From looking at the 1040x, I would fill that in and also fill a Schedule B, I can't see anything on the 1040x which talks about foreign accounts or which specifically states I will attach a schedule B, I would just attach the two forms together, correct?

p.s. Thanks so much for the advice, it's really improved my day


----------



## ForeignBody

VanOfBees said:


> Thanks BBCWatcher, I think I wasn't very clear. I am a US resident (living on an H1B Visa) with a UK passport, as such I'm pretty sure my deadline was April 14th, however my plan would be exactly what you suggest, as Bev pointed out, technically I might not be meant to file a 1040x if I have not changed the tax due, but it can't make my situation worse.
> 
> From looking at the 1040x, I would fill that in and also fill a Schedule B, I can't see anything on the 1040x which talks about foreign accounts or which specifically states I will attach a schedule B, I would just attach the two forms together, correct?
> 
> p.s.
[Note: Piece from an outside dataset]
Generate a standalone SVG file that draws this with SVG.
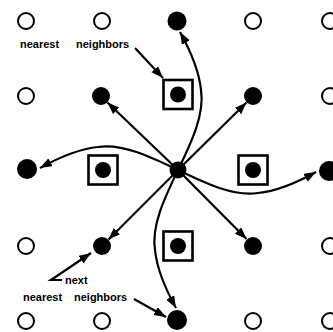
<svg xmlns="http://www.w3.org/2000/svg" width="333" height="332" viewBox="0 0 333 332">
<style>
.open{fill:#fff;stroke:#000;stroke-width:2}
.fill{fill:#000}
.box{fill:none;stroke:#000;stroke-width:2.6}
.con{fill:none;stroke:#000;stroke-width:2.2;marker-end:url(#ah)}
.lbl{font-family:"Liberation Sans",Arial,sans-serif;font-size:11px;font-weight:bold;fill:#000}
</style>
<defs>
<marker id="ah" markerUnits="userSpaceOnUse" markerWidth="13" markerHeight="10" refX="12" refY="4.5" orient="auto">
<path d="M0,0 L12,4.5 L0,9 z" fill="#000"/>
</marker>
</defs>
<rect width="333" height="332" fill="#fff"/>
<g id="sites-open">
<circle class="open" cx="26" cy="21" r="8"/>
<circle class="open" cx="102" cy="21" r="8"/>
<circle class="open" cx="253" cy="21" r="8"/>
<circle class="open" cx="330" cy="21" r="8"/>
<circle class="open" cx="26" cy="96" r="8"/>
<circle class="open" cx="330" cy="96" r="8"/>
<circle class="open" cx="26" cy="246" r="8"/>
<circle class="open" cx="330" cy="246" r="8"/>
<circle class="open" cx="26" cy="321" r="8"/>
<circle class="open" cx="102" cy="321" r="8"/>
<circle class="open" cx="253" cy="321" r="8"/>
<circle class="open" cx="330" cy="321" r="8"/>
</g>
<g id="center"><circle class="fill" cx="178" cy="170" r="8.5"/></g>
<g id="nn-n"><rect class="box" x="163.5" y="80" width="29" height="29"/><circle class="fill" cx="178" cy="94.5" r="8"/></g>
<g id="nn-w"><rect class="box" x="88.5" y="155.5" width="29" height="29"/><circle class="fill" cx="103" cy="170" r="8"/></g>
<g id="nn-e"><rect class="box" x="238.5" y="155.5" width="29" height="29"/><circle class="fill" cx="253" cy="170" r="8"/></g>
<g id="nn-s"><rect class="box" x="163.5" y="231.5" width="29" height="29"/><circle class="fill" cx="178" cy="246" r="8"/></g>
<g id="nnn-nw"><circle class="fill" cx="101" cy="96" r="9"/></g>
<g id="nnn-ne"><circle class="fill" cx="253" cy="96" r="9"/></g>
<g id="nnn-sw"><circle class="fill" cx="102" cy="246" r="9"/></g>
<g id="nnn-se"><circle class="fill" cx="253" cy="246" r="9"/></g>
<g id="far-n"><circle class="fill" cx="177" cy="21" r="9.5"/></g>
<g id="far-w"><circle class="fill" cx="27" cy="169" r="10"/></g>
<g id="far-e"><circle class="fill" cx="329" cy="171" r="10"/></g>
<g id="far-s"><circle class="fill" cx="177" cy="320" r="10"/></g>
<g id="connectors">
<path class="con" d="M178,170 L107.5,102.5"/>
<path class="con" d="M178,170 L246.5,102.5"/>
<path class="con" d="M178,170 L108.5,239.5"/>
<path class="con" d="M178,170 L246.5,239"/>
<path class="con" d="M178,170 C190,145 205,115 201,90 C199,70 190,50 180,32"/>
<path class="con" d="M178,170 C190,145 205,115 201,90 C199,70 190,50 180,32" transform="rotate(90 178 170)"/>
<path class="con" d="M178,170 C190,145 205,115 201,90 C199,70 190,50 180,32" transform="rotate(180 178 170)"/>
<path class="con" d="M178,170 C190,145 205,115 201,90 C199,70 190,50 180,32" transform="rotate(270 178 170)"/>
<path class="con" d="M135,48 L163,78"/>
<path class="con" d="M62,280 L51,280 L91,253"/>
<path class="con" d="M134,299 L166,317"/>
</g>
<g id="labels">
<text class="lbl" x="20" y="48">nearest</text>
<text class="lbl" x="76" y="48">neighbors</text>
<text class="lbl" x="65" y="284">next</text>
<text class="lbl" x="23" y="301">nearest</text>
<text class="lbl" x="74" y="301">neighbors</text>
</g>
</svg>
Thanks so much for the advice, it's really improved my day


From the Instructions for 1040X:

_If you are not changing any dollar amounts you originally reported, but are
sending in only additional information, do the following.
Check the box for the calendar year or enter the other
calendar or fiscal year you are amending.
Complete name, address, and SSN.
Check a box in Part II, if applicable, for the Presidential
Election Campaign Fund.
Complete Part III, Explanation of changes._


----------



## BBCWatcher

Yes, and the IRS's instructions for Form 8938 also indicate you must send it along with a 1040 of some type, including as an example 1040X. So that all fits.


----------



## Jacob123

Late filing,i listen about it very first time.However nice to know about the fact of late filing.I think situation become more worse if its filing becomes too late.Nice suggestion about it.


----------